Но было поздно: мама упала в обморок, окружающие смотрели в сторону, и я поняла, что все решили, что я сошла с ума.

Домой я вернулась мрачная.

Опять я ему не поверила, не послушалась. Я мысленно просила прощения. Я верила, я верила.

Ложась спать, я потребовала, чтобы мне отдали кольцо, я хотела возвратить его, я знала, что Шура заперла его в зеркальный шкаф.

Мне почему-то отказали.

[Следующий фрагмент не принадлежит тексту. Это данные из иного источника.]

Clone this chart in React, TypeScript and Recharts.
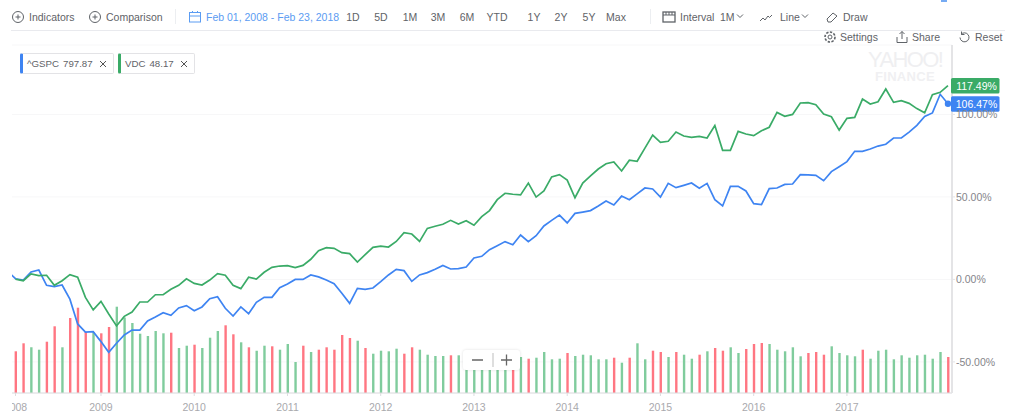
/**
 * Yahoo Finance style comparison chart: ^GSPC vs VDC, % change with monthly
 * volume bars. Toolbar and chips are plain HTML on top of the Recharts chart.
 */
import type { CSSProperties, ReactNode } from "react";
import { Bar, CartesianGrid, Cell, ComposedChart, Line, ReferenceDot, XAxis, YAxis } from "recharts";

const FONT = '"Liberation Sans", Arial, sans-serif';
const BLUE = "#3e84f2";
const GREEN = "#3aab67";

// First entry of each series is Jan 2008, which sits just off the left edge.
const gspc = [
	4.9, 0.4, -0.4, 4.5, 5.7, -3.6, -4.4, -3.4, -12, -27, -32, -31.7, -37.7, -44.2, -38.7, -33.7, -30.7, -30.7, -25.2,
	-22.8, -20.2, -21.8, -17.3, -15.9, -19, -16.7, -11.7, -10.5, -17.5, -22.2, -16.7, -20.8, -13.9, -10.9, -10.9, -5,
	-2.8, 0, 0, 2.7, 1.5, -0.4, -2.6, -8.4, -14.5, -5.4, -6, -5.2, -1.4, 2.7, 6.1, 5.3, -1.2, 2.7, 4.1, 6.1, 8.5, 6.3,
	6.5, 7.5, 13, 14, 18, 20.4, 22.9, 21, 26.9, 22.9, 26.5, 32.4, 35.8, 39, 34.2, 40, 40.8, 41.7, 44.5, 47.5, 45.1, 50.5,
	48.3, 51.8, 55.4, 54.8, 49.9, 58.2, 55.6, 57, 58.4, 55.2, 58.2, 48.3, 44.5, 56.4, 56.4, 53.6, 45.9, 45.3, 55, 55.4,
	57.6, 57.8, 63.5, 63.3, 63.1, 59.8, 65.3, 68.3, 71.4, 77.6, 77.6, 79, 80.8, 81.9, 85.7, 85.7, 89.3, 93.4, 98.8, 100.9,
	112.2, 106.47,
];

const vdc = [
	null, 0.2, -0.8, 3.3, 2.3, 2.5, -3.6, -0.8, 2.9, 1.3, -10.9, -18.5, -13.3, -21, -28.2, -22.4, -19.8, -13.7, -13.7,
	-9.3, -9.3, -6, -3.6, 0.4, -2.4, -3.4, -0.4, 3.5, 2.5, -3.6, -5.6, 1.3, 0.2, 4.3, 7.3, 8.1, 8.3, 7.1, 8.5, 12.2, 17.4,
	19.2, 18.8, 16.2, 15.6, 10.5, 15, 19.4, 20.2, 19.6, 23, 28.3, 27.5, 23, 30.9, 32.2, 33.4, 35.8, 33.6, 35.6, 32.8, 38,
	41.7, 48.3, 52.2, 51.6, 51.2, 58.4, 49.9, 53.6, 62.1, 63.5, 60.2, 49.5, 58.4, 62.7, 66.9, 70.1, 71.2, 65.7, 72.2,
	71.6, 79.6, 87.5, 83.1, 83.7, 89.3, 86.9, 86.1, 86.7, 85.7, 93.2, 78.2, 78.2, 89.7, 88.1, 87.1, 90.1, 92.2, 101.2,
	98.8, 100, 106.9, 107.1, 105.9, 100.2, 98.6, 90.5, 97.6, 98.2, 109.3, 106.3, 107.7, 115.4, 107.3, 108.3, 106.7, 103.5,
	101, 112, 113.4, 117.49,
];

const volume = [
	null, 41.7, 49.7, 45.7, 43.3, 51.3, 66.7, 45.7, 75, 85.3, 61, 61, 59.7, 66, 86.3, 75.5, 70, 59.3, 57, 62, 59.7, 60.3,
	45, 47.3, 48.3, 45, 55.3, 62, 67.7, 58.7, 50.7, 45.7, 42.3, 47.3, 46.7, 43.3, 49, 31, 47.3, 41, 43.3, 45.7, 43.3, 58,
	55, 52.3, 45, 39.3, 42.3, 41.7, 44.3, 39.3, 45.7, 43.3, 38.3, 37, 37, 37.7, 37.7, 36, 35, 36, 34, 36, 35, 37, 36, 34.3,
	35.3, 41, 33.7, 34.3, 40, 37, 38.3, 37.7, 33.7, 33.7, 35.3, 30.3, 35.3, 49.7, 33.7, 42.3, 41, 36, 41, 38.3, 34.3, 38.3,
	41.7, 45, 42.3, 45.7, 40, 44, 49, 50, 49, 43.3, 41.7, 45.7, 36.7, 40, 41, 38.3, 46.7, 40, 37.7, 36.7, 43.3, 34.3, 42.3,
	43.3, 33.7, 37.7, 35.3, 37.7, 38.3, 34.3, 41, 36,
];

// months whose volume bar is red
const downMonths = [
	1, 2, 5, 6, 8, 9, 10, 12, 13, 21, 24, 28, 29, 31, 34, 38, 40, 41, 42, 43, 44, 46, 51, 52, 57, 65, 67, 72, 78, 80, 83,
	84, 86, 89, 91, 92, 95, 96, 97, 103, 104, 105, 110, 121,
];

const xTickMonths = [1, 12, 24, 36, 48, 60, 72, 84, 96, 108];
const xTickLabels = ["2008", "2009", "2010", "2011", "2012", "2013", "2014", "2015", "2016", "2017"];
const yTicks = [-50, 0, 50, 100];

const rows = gspc.map((v, i) => ({
	month: i,
	gspc: v,
	vdc: vdc[i],
	volume: volume[i],
	down: downMonths.includes(i),
}));

const rangeButtons = [
	["1D", 353],
	["5D", 381],
	["1M", 410],
	["3M", 438],
	["6M", 467],
	["YTD", 497],
	["1Y", 534],
	["2Y", 561],
	["5Y", 589],
	["Max", 616],
] as const;

function Label({ x, y, children, style }: { x: number; y: number; children: ReactNode; style?: CSSProperties }) {
	return (
		<div style={{ position: "absolute", left: x, top: y, lineHeight: "14px", whiteSpace: "nowrap", ...style }}>
			{children}
		</div>
	);
}

function Icon({ x, y, w = 14, h = 14, children }: { x: number; y: number; w?: number; h?: number; children: ReactNode }) {
	return (
		<svg
			width={w}
			height={h}
			viewBox={`0 0 ${w} ${h}`}
			style={{ position: "absolute", left: x, top: y }}
			fill="none"
			stroke="#5f6368"
			strokeWidth={1}
		>
			{children}
		</svg>
	);
}

function PlusCircle({ x }: { x: number }) {
	return (
		<Icon x={x} y={10}>
			<circle cx={7} cy={7} r={5.5} />
			<path d="M4.5 7h5M7 4.5v5" />
		</Icon>
	);
}

function Chevron({ x }: { x: number }) {
	return (
		<Icon x={x} y={13} w={8} h={6}>
			<path d="M1 1.5l3 3 3-3" />
		</Icon>
	);
}

function Chip({ x, w, color, name, value }: { x: number; w: number; color: string; name: string; value: string }) {
	return (
		<div
			style={{
				position: "absolute",
				left: x,
				top: 53,
				width: w,
				height: 21,
				boxSizing: "border-box",
				background: "#fff",
				border: "1px solid #e3e3e6",
				borderLeft: `3px solid ${color}`,
				borderRadius: 2,
				fontSize: 9.7,
			}}
		>
			<span style={{ position: "absolute", left: 4, top: 2.5, lineHeight: "14px", whiteSpace: "nowrap" }}>
				{name}
				<span style={{ marginLeft: 4 }}>{value}</span>
			</span>
			<svg width={8} height={8} style={{ position: "absolute", right: 6, top: 6 }} stroke="#555" strokeWidth={1}>
				<path d="M1 1l6 6M7 1l-6 6" />
			</svg>
		</div>
	);
}

// Right hand value badge, placed through the chart's own scales
function Badge({ cy, fill, text }: { cy?: number; fill: string; text: string }) {
	const top = (cy ?? 0) - 7.5;
	return (
		<g>
			<rect x={951} y={top} width={48.5} height={15.5} rx={1.5} fill={fill} />
			<text x={976.5} y={top + 11.5} textAnchor="middle" fontSize={10.5} fontFamily={FONT} fill="#fff">
				{text}
			</text>
		</g>
	);
}

function XTick({ x, y, payload }: any) {
	const label = xTickLabels[xTickMonths.indexOf(payload.value)];
	return (
		<g>
			<clipPath id={`xt-${label}`}>
				<rect x={12} y={y} width={1012} height={30} />
			</clipPath>
			<text
				x={x}
				y={y + 13}
				textAnchor="middle"
				fontSize={10.5}
				fontFamily={FONT}
				fill="#a9a9ad"
				clipPath={`url(#xt-${label})`}
			>
				{label}
			</text>
		</g>
	);
}

export default function App() {
	return (
		<div
			style={{
				position: "absolute",
				left: 0,
				top: 0,
				width: 1024,
				height: 416,
				overflow: "hidden",
				background: "#fff",
				fontFamily: FONT,
				fontSize: 10.5,
				color: "#5f6368",
			}}
		>
			<ComposedChart
				width={1024}
				height={416}
				data={rows}
				margin={{ top: 45, right: 0, bottom: 0, left: 12 }}
				style={{ position: "absolute", left: 0, top: 0 }}
			>
				<CartesianGrid yAxisId="pct" vertical={false} stroke="#f7f7f8" strokeWidth={1} />
				<XAxis
					dataKey="month"
					type="number"
					domain={[0.55, 121.52]}
					allowDataOverflow
					ticks={xTickMonths}
					interval={0}
					height={23}
					tick={<XTick />}
					tickSize={3}
					stroke="#dcdcdf"
				/>
				<YAxis yAxisId="vol" hide domain={[0, 348]} />
				<YAxis
					yAxisId="pct"
					orientation="right"
					width={72}
					domain={[-68.85, 142.06]}
					ticks={yTicks}
					allowDataOverflow
					tickSize={3}
					tickMargin={1}
					tickFormatter={(v: number) => `${v.toFixed(2)}%`}
					tick={{ fontSize: 10.5, fontFamily: FONT, fill: "#85858a" }}
					axisLine={{ stroke: "#e4e4e6", strokeWidth: 2 }}
					tickLine={{ stroke: "#e4e4e6" }}
				/>
				<Bar yAxisId="vol" dataKey="volume" barSize={2.4} isAnimationActive={false}>
					{rows.map((r) => (
						<Cell key={r.month} fill={r.down ? "#ff7682" : "#80cc9d"} />
					))}
				</Bar>
				<Line
					yAxisId="pct"
					dataKey="gspc"
					stroke={BLUE}
					strokeWidth={1.7}
					dot={false}
					isAnimationActive={false}
				/>
				<Line
					yAxisId="pct"
					dataKey="vdc"
					stroke={GREEN}
					strokeWidth={1.7}
					dot={false}
					isAnimationActive={false}
				/>
				<ReferenceDot yAxisId="pct" x={121} y={106.47} r={3.2} fill={BLUE} stroke="none" ifOverflow="visible" />
				<ReferenceDot
					yAxisId="pct"
					x={121}
					y={117.49}
					ifOverflow="visible"
					shape={(p: any) => <Badge cy={p.cy} fill={GREEN} text="117.49%" />}
				/>
				<ReferenceDot
					yAxisId="pct"
					x={121}
					y={106.47}
					ifOverflow="visible"
					shape={(p: any) => <Badge cy={p.cy} fill={BLUE} text="106.47%" />}
				/>
			</ComposedChart>

			{/* watermark */}
			<Label x={868} y={51} style={{ fontSize: 22, lineHeight: "18px", color: "#efeff1", letterSpacing: -1.6 }}>
				YAHOO!
			</Label>
			<Label x={875} y={71} style={{ fontSize: 13, lineHeight: "11px", fontWeight: 700, color: "#f0f0f2", letterSpacing: 0.3 }}>
				FINANCE
			</Label>

			{/* toolbar */}
			<PlusCircle x={11} />
			<Label x={29} y={10}>Indicators</Label>
			<PlusCircle x={88} />
			<Label x={106} y={10}>Comparison</Label>
			<div style={{ position: "absolute", left: 175, top: 9, width: 1, height: 15, background: "#eceef1" }} />
			<Icon x={188} y={10}>
				<g stroke="#5b9cf2">
					<rect x={1.5} y={2.5} width={11} height={9.5} />
					<path d="M1.5 6h11M4.5 1v2M9.5 1v2" />
				</g>
			</Icon>
			<Label x={206} y={10} style={{ color: "#5b9cf2" }}>
				Feb 01, 2008 - Feb 23, 2018
			</Label>
			{rangeButtons.map(([t, x]) => (
				<Label key={t} x={x} y={10} style={{ transform: "translateX(-50%)" }}>
					{t}
				</Label>
			))}
			<div style={{ position: "absolute", left: 650, top: 9, width: 1, height: 15, background: "#eceef1" }} />
			<Icon x={662} y={10}>
				<rect x={1} y={2} width={12} height={10} strokeWidth={1.3} />
				<path d="M1 5h12M4 2v3M7 2v3M10 2v3" />
			</Icon>
			<Label x={680} y={10}>Interval</Label>
			<Label x={720} y={10}>1M</Label>
			<Chevron x={736} />
			<Icon x={759} y={10}>
				<path d="M1 11l3-3 2 2 3-4 1.5 1.5L13 5" />
			</Icon>
			<Label x={780} y={10}>Line</Label>
			<Chevron x={801} />
			<Icon x={825} y={10}>
				<path d="M2 9l6-6 4 3-6 6H3z" />
			</Icon>
			<Label x={843} y={10}>Draw</Label>
			<div style={{ position: "absolute", left: 11, top: 30, width: 994, height: 1, background: "#e9eaee" }} />

			{/* right side controls */}
			<Icon x={940} y={-7} w={8} h={10}>
				<path d="M1 8h6M4 0v7" stroke="#4a90f0" strokeWidth={1.5} />
			</Icon>
			<Label x={953} y={-11} style={{ color: "#4a90f0" }}>Full screen</Label>
			<Icon x={823} y={30}>
				<circle cx={7} cy={7} r={2} />
				<circle cx={7} cy={7} r={5} strokeDasharray="2.4 1.4" strokeWidth={1.6} />
			</Icon>
			<Label x={840} y={30}>Settings</Label>
			<Icon x={895} y={30}>
				<path d="M7 9V1.5M4.5 4L7 1.5 9.5 4M2 7v5.5h10V7" />
			</Icon>
			<Label x={912} y={30}>Share</Label>
			<Icon x={957} y={30}>
				<path d="M4 4.5a4.5 4.5 0 1 1-1 3M4.5 1.5v3h3" />
			</Icon>
			<Label x={975} y={30}>Reset</Label>

			{/* series chips */}
			<Chip x={20} w={94} color={BLUE} name="^GSPC" value="797.87" />
			<Chip x={118} w={77} color={GREEN} name="VDC" value="48.17" />

			{/* zoom control */}
			<div
				style={{
					position: "absolute",
					left: 463,
					top: 350,
					width: 57,
					height: 20,
					background: "#fff",
					borderRadius: 3,
					boxShadow: "0 0 3px rgba(0,0,0,0.12)",
				}}
			>
				<svg width={57} height={20} stroke="#666" strokeWidth={1.3}>
					<path d="M9 10h11M38 10h11M43.5 4.5v11" />
					<path d="M30 3v14" stroke="#ccc" />
				</svg>
			</div>
		</div>
	);
}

Я настаивала, хотела его достать сама — Шура схватила меня за руки.

Тогда я разбила зеркальный шкаф и бросилась на Шуру.

Доктор посоветовал не раздражать меня и отдать мне кольцо.

Я возвратила кольцо. Я просила прощения. Он смеялся и говорил, что я и так хорошо наказана.

В эту ночь мы в первый раз вышли из дома.

О, как прекрасно было море в эту тихую лунную ночь. Цвели апельсины и миндаль. Как легко, как хорошо мне было…

Я смущалась, что на мне нет одежды, и «он» дал мне какой-то тонкий белый блестящий плащ.

— Ведь тебя не видят, — смеялся он.

И правда, редкие прохожие проходили, словно не видя меня, только какая-то старуха с подавленным криком бросилась в сторону.

— Она кое-что смыслит в науке, — сказал он, ласково взглянув на женщину.

На следующий день меня поместили в вашу лечебницу, доктор.

Я не сопротивлялась. Поздно было разуверять окружающих.

Кольцо, как вам известно, искали очень тщательно, и не нашли; сами вы осматривали меня рентгеновскими лучами, думая, что я проглотила его.

Первую ночь в вашей лечебнице я от волнения и беспокойства за маму не могла заснуть.

Я вертелась с боку на бок.

Меня злило, что я заперта на ключ и что из окошечка коридора ко мне кто-то постоянно заглядывал.

— Неужели я не усну и он не позовет меня? — думала я и начинала приходить в отчаяние, но вдруг дверь отворилась, и «он» вошел.

Я бросилась к нему, счастливая, плачущая от радости, где я и что со мною.

— Хорошее ты себе доставила развлечение! Добилась-таки, что тебя посадили в сумасшедший дом, — смеясь и целуя меня, сказал он.

— О, теперь мне все равно. Ведь и здесь я могу спать, и ты будешь меня брать к себе. А сегодня хоть я и не заснула, а ты пришел ко мне.